Infrastructure committee chairman Lyal Cocks said the council needed help to provide essential infrastructure.
"The council has struggled to provide infrastructure for the large amount of visitors we receive, and we have to ask ourselves how we get more contributions through central government," he said.
The council currently receives 44 per cent of its roading maintenance and operations funding from the agency. A 1 per cent rise in the agency's funding assistance rate would bump the council's roading fund by $150,000.
The Queenstown region's roading network size, coupled with its relatively small population, meant it received a significantly less funding than other areas.
The Invercargill City Council receives 59 per cent funding, while the Dunedin City Council receives 56 per cent and the Central Otago District Council receives 50 per cent roading funding.
The agency will be consulting councils between March and August to set the funding levels for the 2015 to 2018 land transport programme period.
"I believe we need to fight very hard for this because it is one way recouping costs from the central government. It's a big issue and we have to package the big picture," Mr Cocks said.

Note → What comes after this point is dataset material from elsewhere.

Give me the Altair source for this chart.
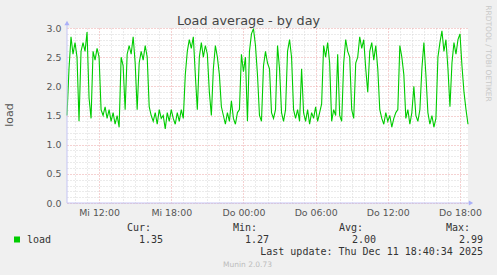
import altair as alt
import pandas as pd

# ---------------- data ----------------
title_text = "Load average - by day"
y_title = "load"
side_text = "RRDTOOL / TOBI OETIKER"
series_name = "load"
stat_headers = ["Cur:", "Min:", "Avg:", "Max:"]
stat_values = ["1.35", "1.27", "2.00", "2.99"]
last_update = "Last update: Thu Dec 11 18:40:34 2025"
footer = "Munin 2.0.73"
weekday_names = {10: "Mi", 11: "Do"}
start_time = "2025-12-10 09:20"
step = "10min"

load_values = [
    1.5, 2.3, 2.85, 2.55, 2.75, 2.5, 1.4, 2.6, 2.75, 2.6, 2.93, 1.8, 1.45,
    2.6, 2.45, 2.65, 2.5, 1.6,
    1.5, 1.65, 1.45, 1.6, 1.4, 1.55, 1.35, 1.5, 1.3,
    2.5, 2.35, 1.6, 2.55, 2.7, 2.55, 2.85, 2.4,
    1.6, 2.4, 2.6, 2.45, 2.7, 2.5, 1.65,
    1.5, 1.4, 1.55, 1.35, 1.6, 1.45, 1.5, 1.27, 1.55, 1.4, 1.6, 1.45, 1.35, 1.55, 1.4, 1.6, 1.45,
    2.2, 2.6, 2.8, 2.65, 2.85, 2.2, 1.6,
    2.5, 2.75, 2.5, 2.7, 2.55, 1.9, 1.5,
    2.3, 2.7, 2.5, 2.2, 1.65,
    1.5, 1.35, 1.55, 1.4, 1.75, 1.45, 1.35, 1.55, 1.6,
    2.55, 2.25, 2.5, 1.4,
    2.6, 2.9, 2.99, 2.7, 2.2, 1.5, 1.4,
    2.35, 2.6, 2.4, 2.3, 1.55, 1.45, 1.6,
    2.7, 2.3, 1.55, 1.4, 1.6,
    2.6, 2.8, 2.5, 1.6, 1.45, 1.6, 1.4, 2.3,
    1.55, 1.4, 1.6, 1.35, 1.55, 1.45, 1.65, 1.4, 1.55, 1.7,
    2.7, 2.5, 2.75, 2.4, 1.4, 1.6, 1.5, 2.55, 1.5, 1.4,
    2.4, 2.8, 2.6, 2.5, 1.6, 1.45,
    2.4, 2.5, 2.85, 2.65, 2.8, 2.3, 1.9,
    2.6, 2.75, 2.45, 2.7, 2.3,
    1.6, 1.45, 1.35, 1.55, 1.4, 1.5, 1.3, 1.45, 1.55, 1.6,
    2.7, 2.5, 2.2, 1.45, 1.6, 1.35, 1.55, 2.0, 1.5, 1.4, 1.6,
    2.3, 2.75, 2.2, 1.55, 1.35, 1.5, 1.3, 1.45,
    2.5, 2.75, 2.95, 2.6, 2.8, 2.3, 1.65,
    2.4, 2.75, 2.55, 2.8, 2.9, 2.35, 1.9, 1.6, 1.35,
]

y_ticks = [round(0.1 * k, 1) for k in range(31)]
x_tick_hours = [(10, h) for h in range(10, 24)] + [(11, h) for h in range(0, 19)]

times = pd.date_range(start_time, periods=len(load_values), freq=step)
df = pd.DataFrame({"time": times.strftime("%Y-%m-%dT%H:%M:%S"), "load": load_values})

# ---------------- style ----------------
GREEN = "#00cc00"
MINOR = "#d6d6d6"
MAJOR = "#eba5a5"
AXISC = "#c4c4f4"
LBL = "#555555"

x_domain = [
    alt.DateTime(year=2025, month=12, date=10, hours=9, minutes=20),
    alt.DateTime(year=2025, month=12, date=11, hours=18, minutes=40),
]
x_values = [alt.DateTime(year=2025, month=12, date=d, hours=h) for d, h in x_tick_hours]

day_expr = " : ".join(
    [f"date(datum.value) == {d} ? '{n}'" for d, n in weekday_names.items()] + ["''"]
)
x_label_expr = (
    f"hours(datum.value) % 6 == 0 ? ({day_expr}) + ' ' + timeFormat(datum.value, '%H:%M') : ''"
)
y_major_test = "abs(datum.value * 2 - round(datum.value * 2)) < 0.001"

line = (
    alt.Chart(df)
    .mark_line(color=GREEN, strokeWidth=1.1)
    .encode(
        x=alt.X(
            "time:T",
            scale=alt.Scale(domain=x_domain, nice=False),
            axis=alt.Axis(
                values=x_values,
                labelExpr=x_label_expr,
                labelOverlap=False,
                labelFlush=False,
                labelFont="DejaVu Sans",
                labelFontSize=9.4,
                labelColor=LBL,
                labelPadding=5,
                ticks=False,
                domain=False,
                title=None,
                grid=True,
                gridDash=[1, 2],
                gridWidth=1,
                gridColor={
                    "condition": {"test": "hours(datum.value) % 6 == 0", "value": MAJOR},
                    "value": MINOR,
                },
            ),
        ),
        y=alt.Y(
            "load:Q",
            scale=alt.Scale(domain=[0, 3], nice=False, zero=True),
            axis=alt.Axis(
                values=y_ticks,
                labelExpr=f"{y_major_test} ? format(datum.value, '.1f') : ''",
                labelOverlap=False,
                labelFlush=False,
                labelFont="DejaVu Sans",
                labelFontSize=9.4,
                labelColor=LBL,
                labelPadding=6,
                ticks=False,
                domain=False,
                title=None,
                grid=True,
                gridDash=[1, 2],
                gridWidth=1,
                gridColor={
                    "condition": {"test": y_major_test, "value": MAJOR},
                    "value": MINOR,
                },
            ),
        ),
    )
)


def text_layer(text, x, y, size=10, font="DejaVu Sans Mono", color="#333333",
               align="left", angle=0, baseline="alphabetic"):
    return (
        alt.Chart(alt.Data(values=[{"t": text}]))
        .mark_text(font=font, fontSize=size, color=color, align=align,
                   angle=angle, baseline=baseline)
        .encode(x=alt.value(x), y=alt.value(y), text="t:N")
    )


one = alt.Data(values=[{"a": 1}])
y_axis_line = alt.Chart(one).mark_rule(color=AXISC, strokeWidth=1).encode(
    x=alt.value(0), y=alt.value(-4), y2=alt.value(175))
x_axis_line = alt.Chart(one).mark_rule(color=AXISC, strokeWidth=1).encode(
    x=alt.value(0), x2=alt.value(403), y=alt.value(175))
y_arrow = alt.Chart(one).mark_point(shape="triangle-up", filled=True, size=26,
                                    color="#aab0f8", opacity=1).encode(
    x=alt.value(0), y=alt.value(-5))
x_arrow = alt.Chart(one).mark_point(shape="triangle-right", filled=True, size=26,
                                    color="#aab0f8", opacity=1).encode(
    x=alt.value(404), y=alt.value(175))

legend_square = alt.Chart(one).mark_point(shape="square", filled=True, size=36,
                                          color=GREEN, opacity=1).encode(
    x=alt.value(-50), y=alt.value(211.5))

header_right = [84, 190, 296, 403]
value_right = [96, 202, 309, 416]

layers = [line, y_axis_line, x_axis_line, y_arrow, x_arrow, legend_square]
layers.append(text_layer(title_text, 181.5, -3.5, size=12.8, font="DejaVu Sans",
                         color="#444444", align="center"))
layers.append(text_layer(y_title, -57, 87, size=11, font="DejaVu Sans", color=LBL,
                         align="center", angle=270, baseline="middle"))
layers.append(text_layer(side_text, 421, 25.5, size=7.5, font="DejaVu Sans",
                         color="#c8c8c8", align="center", angle=90, baseline="middle"))
for h, xr in zip(stat_headers, header_right):
    layers.append(text_layer(h, xr, 203, align="right"))
for v, xr in zip(stat_values, value_right):
    layers.append(text_layer(v, xr, 215, align="right"))
layers.append(text_layer(series_name, -40, 215))
layers.append(text_layer(last_update, 416, 226.5, align="right"))
layers.append(text_layer(footer, 180.5, 239, size=7.5, font="DejaVu Sans",
                         color="#bcbcbc", align="center"))

chart = (
    alt.layer(*layers)
    .properties(
        width=401,
        height=175,
        padding={"left": 67, "top": 28, "right": 29, "bottom": 72},
        autosize=alt.AutoSizeParams(type="none"),
        background="#f0f0f0",
    )
    .configure_view(stroke=None, fill="white")
)

chart.save("out.html", embed_options={"renderer": "svg", "actions": False})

The committee also decided to send a letter to Transport Minister Gerry Brownlee in the hope of fast-tracking a two-lane bridge across the Kawarau River, currently earmarked for construction in 2015 or the following year, which would yield a 2017 or 2018 completion date.
Councillor Trevor Tattersfield, referring to Queenstown Airport's classification of being "nationally significant" by Environment Minister Amy Adams when issuing a notice of requirement to secure land for the airport's expansion, said Queenstown's access routes were equally important.
"If the Government has said Queenstown Airport is of national significance, our access roads should be as well."
It was essential to get ministerial support to speed up the bridge's construction, and exploit all available political means to do so, Mr Tattersfield said.
However, the committee stopped short of supporting councillor John Mann's quip that Prime Minister John Key's visit to Queenstown this weekend would be an ideal time to picket the bridge with placards, as Mr Key's motorcade would be using the bridge heavily.